Entries with chart source code:
........
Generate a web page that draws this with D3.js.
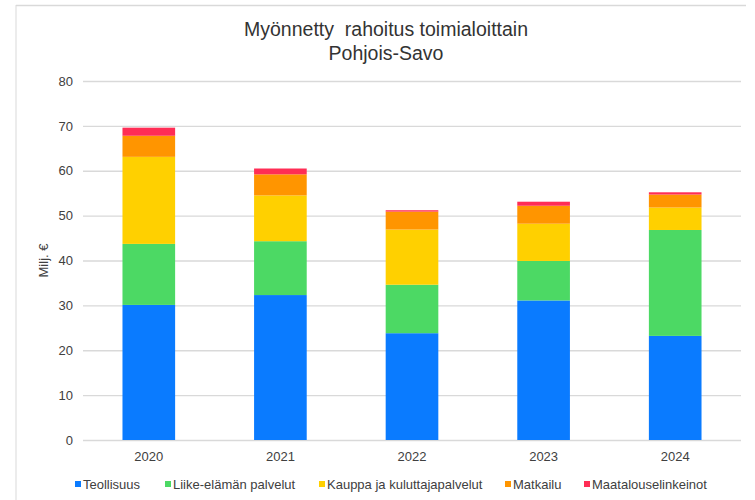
<!DOCTYPE html>
<html>
<head>
<meta charset="utf-8">
<script src="https://cdn.jsdelivr.net/npm/d3@7"></script>
<style>
  body { margin: 0; background: #fff; }
  text { font-family: "Liberation Sans", Arial, sans-serif; }
</style>
</head>
<body>
<div id="chart"></div>
<script>
// data (milj. €)
var years = ["2020", "2021", "2022", "2023", "2024"];
var seriesNames = ["Teollisuus", "Liike-elämän palvelut", "Kauppa ja kuluttajapalvelut", "Matkailu", "Maatalouselinkeinot"];
var teollisuus = [30.1, 32.3, 23.8, 31.1, 23.2];
var liike = [13.6, 12.0, 10.8, 8.8, 23.6];
var kauppa = [19.4, 10.2, 12.3, 8.3, 5.0];
var matkailu = [4.7, 4.7, 4.0, 4.0, 2.9];
var maatalous = [1.8, 1.3, 0.3, 0.9, 0.5];
var yTicks = [0, 10, 20, 30, 40, 50, 60, 70, 80];

var colors = ["#0a7bff", "#4cd964", "#ffd000", "#ff9500", "#ff2d55"];

var W = 755, H = 500;
var margin = { top: 81, right: 14, bottom: 60, left: 83 },
    width = W - margin.left - margin.right,
    height = H - margin.top - margin.bottom;

var svg = d3.select("#chart")
    .append("svg")
    .attr("width", W)
    .attr("height", H);

// frame lines (left and top)
svg.append("line")
    .attr("x1", 16).attr("x2", 16).attr("y1", 5).attr("y2", H)
    .attr("stroke", "#d9d9d9").attr("stroke-width", 1);
svg.append("line")
    .attr("x1", 16).attr("x2", 746).attr("y1", 5.5).attr("y2", 5.5)
    .attr("stroke", "#d9d9d9").attr("stroke-width", 1.5);

// build table for stack
var table = years.map(function(y, i) {
    return {
        year: y,
        "Teollisuus": teollisuus[i],
        "Liike-elämän palvelut": liike[i],
        "Kauppa ja kuluttajapalvelut": kauppa[i],
        "Matkailu": matkailu[i],
        "Maatalouselinkeinot": maatalous[i]
    };
});
var stacked = d3.stack().keys(seriesNames)(table);

var plot = svg.append("g")
    .attr("transform", "translate(" + margin.left + "," + margin.top + ")");

var x = d3.scaleBand()
    .domain(years)
    .range([0, width])
    .paddingInner(0.6)
    .paddingOuter(0.3);

var y = d3.scaleLinear()
    .domain([0, 80])
    .range([height, 0]);

// gridlines + y labels
var yAxis = plot.append("g")
    .call(d3.axisLeft(y).tickValues(yTicks).tickSize(-width).tickPadding(10));
yAxis.select(".domain").remove();
yAxis.selectAll(".tick line").attr("stroke", "#d9d9d9").attr("stroke-width", 1.3);
yAxis.selectAll(".tick text")
    .attr("fill", "#404040")
    .style("font-size", "13px")
    .style("font-family", "'Liberation Sans', Arial, sans-serif");

// bars
plot.selectAll("g.layer")
    .data(stacked)
    .enter()
    .append("g")
    .attr("class", "layer")
    .attr("fill", function(d, i) { return colors[i]; })
    .selectAll("rect")
    .data(function(d) { return d; })
    .enter()
    .append("rect")
    .attr("x", function(d) { return x(d.data.year); })
    .attr("y", function(d) { return y(d[1]); })
    .attr("width", x.bandwidth())
    .attr("height", function(d) { return y(d[0]) - y(d[1]); });

// x labels
var xAxis = plot.append("g")
    .attr("transform", "translate(0," + height + ")")
    .call(d3.axisBottom(x).tickSize(0).tickPadding(12));
xAxis.select(".domain").remove();
xAxis.selectAll(".tick text")
    .attr("fill", "#404040")
    .style("font-size", "13px")
    .style("font-family", "'Liberation Sans', Arial, sans-serif");

// y axis title
svg.append("text")
    .attr("transform", "translate(48," + (margin.top + height / 2) + ")rotate(-90)")
    .attr("text-anchor", "middle")
    .attr("fill", "#404040")
    .style("font-size", "13px")
    .text("Milj. €");

// title
var title = svg.append("text")
    .attr("text-anchor", "middle")
    .attr("fill", "#333")
    .style("font-size", "19.5px");
title.append("tspan").attr("x", 386).attr("y", 36).attr("xml:space", "preserve").text("Myönnetty  rahoitus toimialoittain");
title.append("tspan").attr("x", 386).attr("y", 60).text("Pohjois-Savo");

// legend
var legendX = [75, 165, 319, 505, 584];
var legend = svg.append("g");
seriesNames.forEach(function(name, i) {
    legend.append("rect")
        .attr("x", legendX[i]).attr("y", 481)
        .attr("width", 6).attr("height", 6)
        .attr("fill", colors[i]);
    legend.append("text")
        .attr("x", legendX[i] + 8).attr("y", 489)
        .attr("fill", "#404040")
        .style("font-size", "13px")
        .text(name);
});
</script>
</body>
</html>
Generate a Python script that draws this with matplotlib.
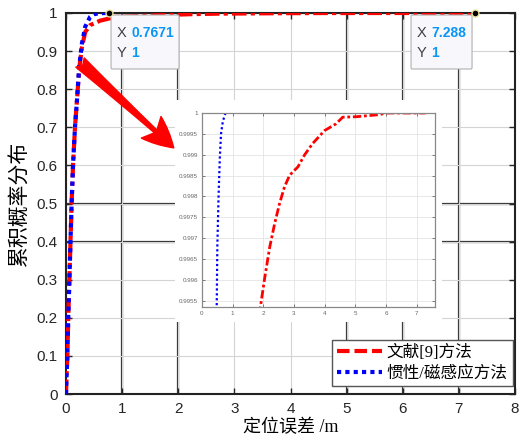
import numpy as np
import matplotlib
matplotlib.use('Agg')
import matplotlib.pyplot as plt
from matplotlib.lines import Line2D
from matplotlib.patches import Rectangle, FancyBboxPatch

# CDF of positioning error
red_x = [0, 0.01, 0.025, 0.04, 0.06, 0.08, 0.1, 0.125, 0.16, 0.195, 0.236, 0.284, 0.342, 0.43, 0.61, 0.9,
         1.905, 2.05, 2.21, 2.37, 2.53, 2.69, 2.86, 3.13, 3.34, 3.61, 4.0, 4.37, 4.59, 5.02, 5.78, 6.0, 7.288]
red_y = [0, 0.05, 0.1, 0.2, 0.3, 0.4, 0.5, 0.6, 0.7, 0.77, 0.855, 0.91, 0.95, 0.968, 0.98, 0.99,
         0.99535, 0.99607, 0.99679, 0.99735, 0.99783, 0.99823, 0.99851, 0.99871, 0.99899, 0.99927,
         0.99958, 0.99974, 0.9999, 0.99991, 0.99996, 1.0, 1.0]
blue_x = [0, 0.01, 0.025, 0.04, 0.06, 0.08, 0.1, 0.125, 0.16, 0.195, 0.236, 0.284, 0.342, 0.43,
          0.48, 0.5, 0.54, 0.58, 0.62, 0.68, 0.7671]
blue_y = [0, 0.05, 0.1, 0.2, 0.3, 0.4, 0.5, 0.6, 0.7, 0.77, 0.86, 0.92, 0.964, 0.99,
          0.99535, 0.9968, 0.998, 0.9989, 0.9995, 0.9998, 1.0]
names = ['文献[9]方法', '惯性/磁感应方法']
tips = [(0.7671, 1), (7.288, 1)]

cjk = ['Liberation Serif', 'Noto Sans CJK SC']
plt.rcParams['font.family'] = ['Liberation Sans', 'DejaVu Sans']

fig = plt.figure(figsize=(5.19, 4.46), dpi=100)
ax = fig.add_axes([66/519, 52/446, 449/519, 381/446])

red_ls = (0, (3.5, 1, 1, 1))
ax.plot(red_x, red_y, color='red', lw=3, ls=red_ls, zorder=3)
ax.plot(blue_x, blue_y, color='blue', lw=3, ls=(0, (1, 1)), zorder=4)

ax.set_xlim(0, 8)
ax.set_ylim(0, 1)
ax.set_xticks(range(9))
ax.set_yticks(np.arange(0, 1.01, 0.1))
ax.set_yticklabels(['0', '0.1', '0.2', '0.3', '0.4', '0.5', '0.6', '0.7', '0.8', '0.9', '1'])
ax.tick_params(direction='in', length=4, width=1, labelsize=11, colors='#262626',
               top=True, right=True, pad=6)
ax.grid(True, color='#d4d4d4', lw=0.8)
for v in [1, 2, 5, 6, 7]:
    ax.axvline(v, color='#333333', lw=1.6, zorder=1)
for v in [0.4, 0.5]:
    ax.axhline(v, color='#333333', lw=1.6, zorder=1)
for s in ax.spines.values():
    s.set_linewidth(1.5)
    s.set_color('#222222')

ax.set_xlabel('定位误差 /m', fontsize=13, family=cjk, labelpad=2)
ax.set_ylabel('累积概率分布', fontsize=15, family=cjk, labelpad=4)

# data tips
inv = ax.transData.inverted()
for (tx, ty), dx, w in zip(tips, [2, -64], [68, 61]):
    ax.plot([tx], [ty], 'o', color='black', mec='#e8e0a0', ms=5, zorder=6, clip_on=False)
    px, py = ax.transData.transform((tx, ty))
    x0, y0 = inv.transform((px + dx, py - 56))
    x1, y1 = inv.transform((px + dx + w, py - 2))
    box = FancyBboxPatch((x0, y0), x1 - x0, y1 - y0, boxstyle='round,pad=0,rounding_size=0.02',
                         fc='#f8f8fc', ec='#b0b0b0', lw=0.8, zorder=5, mutation_aspect=0.2)
    ax.add_patch(box)
    lx, _ = inv.transform((px + dx + 6, 0))
    vx, _ = inv.transform((px + dx + 20, 0))
    _, r1 = inv.transform((0, py - 20))
    _, r2 = inv.transform((0, py - 40))
    ax.text(lx, r1, 'X', fontsize=10.5, color='#404040', va='center', zorder=7)
    ax.text(vx, r1, '%g' % tx, fontsize=10, color='#0a96f5', va='center', zorder=7, weight='bold')
    ax.text(lx, r2, 'Y', fontsize=10.5, color='#404040', va='center', zorder=7)
    ax.text(vx, r2, '%g' % ty, fontsize=10, color='#0a96f5', va='center', zorder=7, weight='bold')

# arrow to zoomed view
ax.annotate('', xy=(1.92, 0.646), xytext=(0.25, 0.87),
            arrowprops=dict(arrowstyle='fancy,head_length=2.2,head_width=2.1,tail_width=0.9',
                            color='red', mutation_scale=10, shrinkA=0, shrinkB=0), zorder=6)

handles = [Line2D([], [], color='red', lw=3, ls=(0, (3, 1.2))),
           Line2D([], [], color='blue', lw=3, ls=(0, (1, 1)))]
leg = ax.legend(handles, names, loc='lower right', bbox_to_anchor=(0.995, 0.02),
                prop={'family': cjk, 'size': 12}, fancybox=False, framealpha=1,
                edgecolor='#555555', handlelength=2.7, handletextpad=0.3,
                borderpad=0.3, labelspacing=0.25, borderaxespad=0)
leg.get_frame().set_linewidth(1.0)
leg.set_zorder(8)

# inset
fig.patches.append(Rectangle((175/519, 124/446), 267/519, 222/446, transform=fig.transFigure,
                             fc='white', ec='none', zorder=2))
ins = fig.add_axes([202/519, 139/446, 233/519, 194/446], zorder=3)
ins.plot(red_x, red_y, color='red', lw=2, ls=(0, (3, 1, 1, 1)))
ins.plot(blue_x, blue_y, color='blue', lw=1.6, ls=(0, (1, 1.2)))
ins.set_xlim(0, 7.6)
ins.set_ylim(0.99535, 1.0)
ins.set_xticks(range(8))
ins.set_yticks(np.arange(0.9955, 1.00001, 0.0005))
ins.set_yticklabels(['0.9955', '0.996', '0.9965', '0.997', '0.9975', '0.998', '0.9985',
                     '0.999', '0.9995', '1'])
ins.tick_params(direction='in', length=2, width=0.6, labelsize=4.5, colors='#666666',
                top=True, right=True, pad=3)
ins.grid(True, color='#e4e4e4', lw=0.6)
for s in ins.spines.values():
    s.set_linewidth(0.9)
    s.set_color('#888888')

fig.savefig('out.png', dpi=100)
........
# [Your task]
Report back each line of the entries that holds the string "Generate".

# [Response]
Generate a web page that draws this with D3.js.
Generate a Python script that draws this with matplotlib.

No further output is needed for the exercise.